I decided this week to delve into what is actually being done in the world of online finding aids, and of course Michigan's Polar Bear Project is (was?) the benchmark for next generation finding aids. I know I've read one of the Yakel articles before, but I think it was early enough in my iSchool career that I didn't know what EAD was or understand the implementation challenges they faced. The reuse of metadata in this project from EAD, MARC, and a database of the soldiers seems particularly tricky--and useful. I intend to play with EAD more in the coming weeks, and do more research to see if, as it sounds, EAD can be extended as in this project, and will therefore continue to be used. It does seem like so many institutions have so much invested in it that it would really need to prove to be sorely lacking before being discarded altogether.

Meanwhile, the POLARIS project describes what would probably be a lot more feasible for a library like LBJ--because here the finding aids or online, but the collections are not. Several times in the Altman piece he mentions that users wanted and expected--that it was necessary to clarify for them--that the objects themselves be digitized, not just the finding aids.

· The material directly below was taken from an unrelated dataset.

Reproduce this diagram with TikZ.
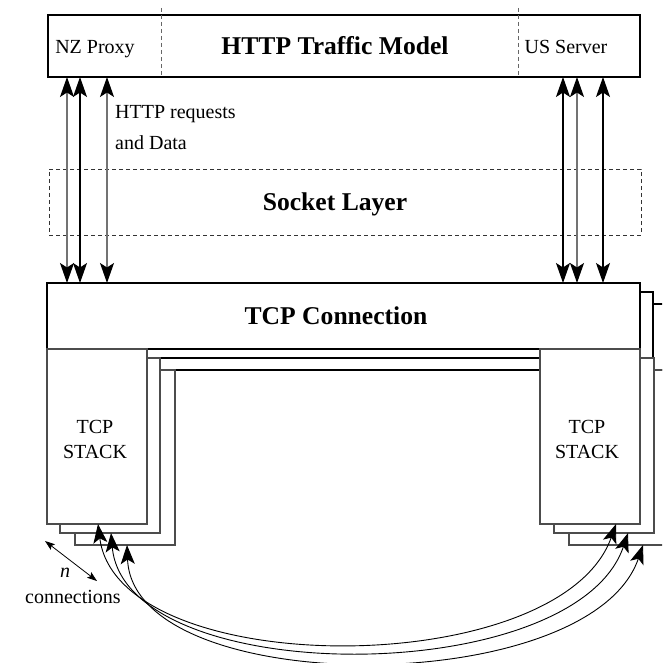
\documentclass[tikz,border=0pt]{standalone}
\usepackage{fontspec}
\setmainfont{Liberation Serif}
\usetikzlibrary{arrows.meta}
\begin{document}
\begin{tikzpicture}[x=1pt,y=-1pt,
  box/.style={draw=black, line width=1.4pt, fill=white, inner sep=0pt, outer sep=0pt, anchor=north west},
  stackbox/.style={draw=black!70, line width=1.1pt, fill=white, inner sep=0pt, outer sep=0pt, anchor=north west, minimum width=100pt, minimum height=175pt},
  tcpbox/.style={box, minimum width=593pt, minimum height=66pt},
  lbl/.style={font=\fontsize{20}{24}\selectfont, inner sep=0pt, anchor=base},
  ttl/.style={font=\bfseries\fontsize{25.6}{30}\selectfont, inner sep=0pt, anchor=base},
  divider/.style={draw=black!60, line width=1pt, dash pattern=on 4pt off 3pt},
  dbl/.style={{Stealth[length=20pt,width=14pt,inset=4.5pt,color=black]}-{Stealth[length=20pt,width=14pt,inset=4.5pt,color=black]}, line width=1.2pt},
  curvearr/.style={{Stealth[length=19pt,width=14pt,inset=4.5pt,color=black]}-{Stealth[length=19pt,width=14pt,inset=4.5pt,color=black]}, line width=0.9pt},
  smallarr/.style={{Stealth[length=10pt,width=7pt,inset=2pt]}-{Stealth[length=10pt,width=7pt,inset=2pt]}, line width=0.8pt}
]
\useasboundingbox (0,0) rectangle (662,663);
\clip (0,0) rectangle (662,663);

% top model box
\node[box, minimum width=592pt, minimum height=62pt] (top) at (48,15) {};
\draw[divider] (161,8) -- (161,0 |- top.south);
\draw[divider] (518,8) -- (518,0 |- top.south);
\node[lbl] (nz) at (95,53.6) {NZ Proxy};
\node[ttl] (http) at (335,54.5) {HTTP Traffic Model};
\node[lbl] (us) at (566,53.6) {US Server};

% socket layer
\node[draw=black!80, dash pattern=on 4pt off 3pt, line width=0.9pt, inner sep=0pt, outer sep=0pt, minimum width=592pt, minimum height=66pt, anchor=north west] (sock) at (49,169) {};
\node[ttl] (sl) at (335,210.5) {Socket Layer};

% TCP connection copies (back to front)
\node[tcpbox] (tcp3) at (75,304) {};
\node[stackbox] (ls3) at (75,370) {};
\node[stackbox] (rs3) at (569,370) {};

\node[tcpbox] (tcp2) at (60,292) {};
\node[stackbox] (ls2) at (60,358) {};
\node[stackbox] (rs2) at (554,358) {};

\node[tcpbox] (tcp1) at (47,283) {};
\node[stackbox] (ls1) at (47,349) {};
\node[stackbox] (rs1) at (540,349) {};

\node[ttl] (tc) at (336,324.5) {TCP Connection};
\node[font=\fontsize{20}{25}\selectfont, inner sep=0pt, align=center] (ts1) at (95,439) {TCP\\STACK};
\node[font=\fontsize{20}{25}\selectfont, inner sep=0pt, align=center] (ts2) at (587,439) {TCP\\STACK};

% vertical arrows
\draw[dbl, draw=black!55] (67,0 |- top.south) -- (67,0 |- tcp1.north);
\draw[dbl, draw=black] (80,0 |- top.south) -- (80,0 |- tcp1.north);
\draw[dbl, draw=black!55] (107,0 |- top.south) -- (107,0 |- tcp1.north);
\draw[dbl, draw=black] (563,0 |- top.south) -- (563,0 |- tcp1.north);
\draw[dbl, draw=black!55] (577,0 |- top.south) -- (577,0 |- tcp1.north);
\draw[dbl, draw=black] (603,0 |- top.south) -- (603,0 |- tcp1.north);

\node[font=\fontsize{20}{31}\selectfont, inner sep=0pt, align=left, anchor=north west] (req) at (115,105) {HTTP requests\\and Data};

% curved connections between stacks
\draw[curvearr] (98,0 |- ls1.south) .. controls (118,682) and (560,682) .. (616,0 |- rs1.south);
\draw[curvearr] (111,0 |- ls2.south) .. controls (125,690) and (575,690) .. (628,0 |- rs2.south);
\draw[curvearr] (127,0 |- ls3.south) .. controls (133,700) and (590,700) .. (643,0 |- rs3.south);

% n connections
\coordinate (na) at (45,541);
\coordinate (nb) at (97,581);
\draw[smallarr] (na) -- (nb);
\node[font=\itshape\fontsize{20}{24}\selectfont, inner sep=0pt, anchor=base] (n) at (65,577) {n};
\node[lbl] (cn) at (73,603) {connections};
\end{tikzpicture}
\end{document}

And one the goals for the next stage (as of 2001) is the digitization of the collections, which has not yet been done--unsurprisingly given the size of the collection. For 2009 the Pepper collection is about where most archives are, in my experience. Unlike the Polar Bear Project, the online finding aid is still best used as a tool for research before visiting. It saves time onsite, but the outreach potential--Pepper uses archives-specific terms exclusively and provides few if any images--is very minimal.

Sunday, February 15, 2009

users and accessibility

Read:

Gustman, S., Soergel, D., Oard, D., Byrne, W., Picheny, M., Ramabhadran, B., and Greenberg, D. 2002. Supporting access to large digital oral history archives. In Proceedings of the 2nd ACM/IEEE-CS Joint Conference on Digital Libraries (Portland, Oregon, USA, July 14 - 18, 2002). JCDL '02. ACM, New York, NY, 18-27

Improving archives-library relations: User-centered ...By: Maher, William J.. Journal of Academic Librarianship, Jan1990, Vol. 15 Issue 6, p355, 9p;

"Primarily History: Historians and the Search for Primary Source Materials, "Helen R. Tibbo

Lee, H. and Smeaton, A.F. (2002). "Designing the User Interface for the Físchlár Digital Video Library." J. Digital Info. 2(4),

I have been looking at articles about researchers find their sources--primary and secondary--and whether the behaviors are specific to institutions. Tibbo's article was especially helpful: she found that (as of 2002) historians were using the Web to find the Web sites of repositories, and then contacting the location directly. She suggests that archivists are relying upon librarians to provide access to archival collections, and that they are failing to do so--I wonder if in fact archivists still believe this is someone else's job? Tibbo also found that researcher want finding aids online, but usually printed them out--but a frequent request is for more materials to be digitized and made available.

The Gustman piece suggests both possibilities and problems with creating digital collection of archival material. The paper details the creation of a digital library containing 116,000 hours of digitized video interviews in 32 languages from 50,000 Holocaust survivors. Oral histories seem to be a good candidate for digitization: the LBJ library has a small number of them online and they are hugely popular. Perhaps because of the narrative format they are less reliant on context than most other records? They help provide context, and also make easy-to-digest primary sources for teachers' use, for example. Once they're online, the oral histories can be linked to other documents--perhaps even to a finding aid?-- for context, and/or to illustrate points made in the interview. As Gustman et.al. point out also, they also provide an excellent opportunity for the development of Web 2.0 tools like user-created collections which can be visible to others. The Físchlár video browser suggests another possibility for Web 2.0 development, a recommender system--perhaps drawn from similar research done by other users of the collection.